DÉNIGREMENT : SANCTION DE LA LETTRE DE MISE EN DEMEURE INFORMANT DES REVENDEURS D’UNE «POSSIBLE CONTREFACON»

Type

Veille juridique

Date de publication

6 novembre 2025

Cass. com., 15 octobre 2025, n° 24-11.150, publié au Bulletin

IMPACT : Par cet arrêt, la Cour de cassation considère que l’information adressée par un titulaire de droits d’auteurs à des tiers sur l’existence d’une « possible contrefaçon de ses propres produits et d’actes susceptibles de relever de la concurrence déloyale et parasitaire » constitue un acte de dénigrement lorsqu’elle n’est pas fondée sur une décision de justice préalable.

Partant, la Cour de cassation sanctionne l’envoi d’une lettre de mise en demeure comportant l’indication selon laquelle la commercialisation des produits litigieux était « de nature à constituer un acte de contrefaçon de droit d’auteur » ou que de tels actes de vente sont « à tout le moins, susceptibles d’être qualifiés d’acte de concurrence déloyale et parasitaire ».

  • Les faits

Par ordonnance du 22 septembre 2022, signifiée et exécutée le 9 novembre 2022, la société KOSHI a été autorisée à faire pratiquer une saisie-contrefaçon de droits d’auteur au préjudice de la société MANUFACTURE DU MARRONNIER, laquelle avait confié à la société VBV INTERNATIONAL une prestation de fabrication, de stockage et de distribution de carillons à vent en bois.

Le 15 novembre 2022, la société KOSHI a adressé à plusieurs distributeurs des sociétés MANUFACTURE DU MARRONNIER et VBV INTERNATIONAL une lettre de mise en demeure de cesser immédiatement d’offrir à la vente ces carillons et de les promouvoir sur leur site internet, ainsi que de lui communiquer les documents contractuels y afférents.

Cette lettre indiquait notamment que la gamme de carillons « Heola » reprenait « les caractéristiques essentielles des carillons KOSHI » ce qui était « de nature à constituer un acte de contrefaçon de droit d’auteur » et indiquaient également que de tels actes étaient « à tout le moins susceptibles d’être qualifiés d’acte de concurrence déloyale et parasitaire ».

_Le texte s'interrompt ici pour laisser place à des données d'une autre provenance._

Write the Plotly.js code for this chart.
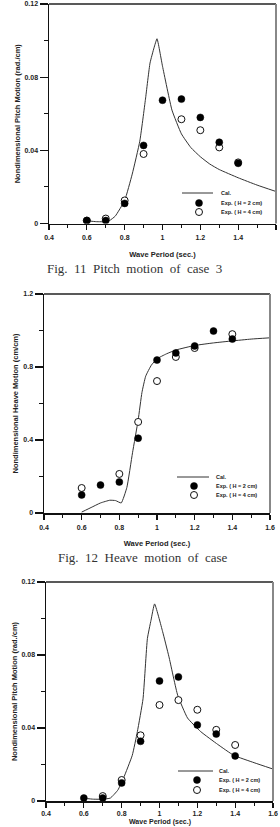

Les destinataires étaient invités à « cesser immédiatement d’offrir à la vente » et à « communiquer toutes les informations nécessaires » afin de déterminer les quantités achetées, vendues et en stock, à défaut de quoi la société KOSHI et son dirigeant indiquaient reprendre leur « entière liberté d’action, notamment en prenant toutes mesures nécessaires, en particulier sur le plan judiciaire ».

Les sociétés MANUFACTURE DU MARRONNIER et VBV INTERNATIONAL ont assigné en référé la société KOSHI aux fins de voir ordonner la cessation du trouble manifestement illicite constitué par l’envoi de cette lettre et le versement d’une provision à valoir sur des dommages et intérêts pour dénigrement des produits fabriqués et commercialisés par ces sociétés.

Par arrêt en date du 9 novembre 2023, la cour d’appel de Montpellier a rejeté leurs demandes, conduisant les les sociétés MANUFACTURE DU MARRONNIER et VBV INTERNATIONAL à former un pourvoi en cassation

  • Dénigrement en cas d’information du tiers d’une « possible contrefaçon »

Sur le fondement de l’article 1240 du code civil, la Cour de cassation retient que le dénigrement est caractérisé dès lors « qu’en l’absence de décision de justice retenant l’existence d’actes de contrefaçon de droits d’auteur, le seul fait d’informer des tiers d’une possible contrefaçon de ces droits est constitutif d’un dénigrement des produits argués de contrefaçon ».

Le fait de faire part à un tiers à une procédure judiciaire d’une « possible contrefaçon » peut donc désormais être constitutif de dénigrement.  

En l’espèce, la société KOSHI a adressé une mise en demeure à 12 revendeurs des sociétés MANUFACTURE DU MARRONNIER et VBV INTERNATIONAL. La société KOSHI leur a exposé des éléments présentés comme factuels relatifs à l’existence de son droit d’auteur et a soutenu que la vente des produits visés était « de nature à constituer un acte de contrefaçon de droit d’auteur », ou que de tels actes de vente étaient, « à tout le moins, susceptibles d’être qualifiés d’acte de concurrence déloyale et parasitaire ».

Elle les a enfin informés de ce qu’elle se réservait la possibilité de prendre toute mesure judiciaire à leur encontre afin de protéger ses droits et solliciter réparation de son préjudice.

La Cour de cassation a considéré que la cour d’appel de Montpellier, en retenant que ces propos étaient mesurés et non comminatoires, et, par conséquent, non constitutifs d’un acte de dénigrement, a violé l’article 1240 du code civil.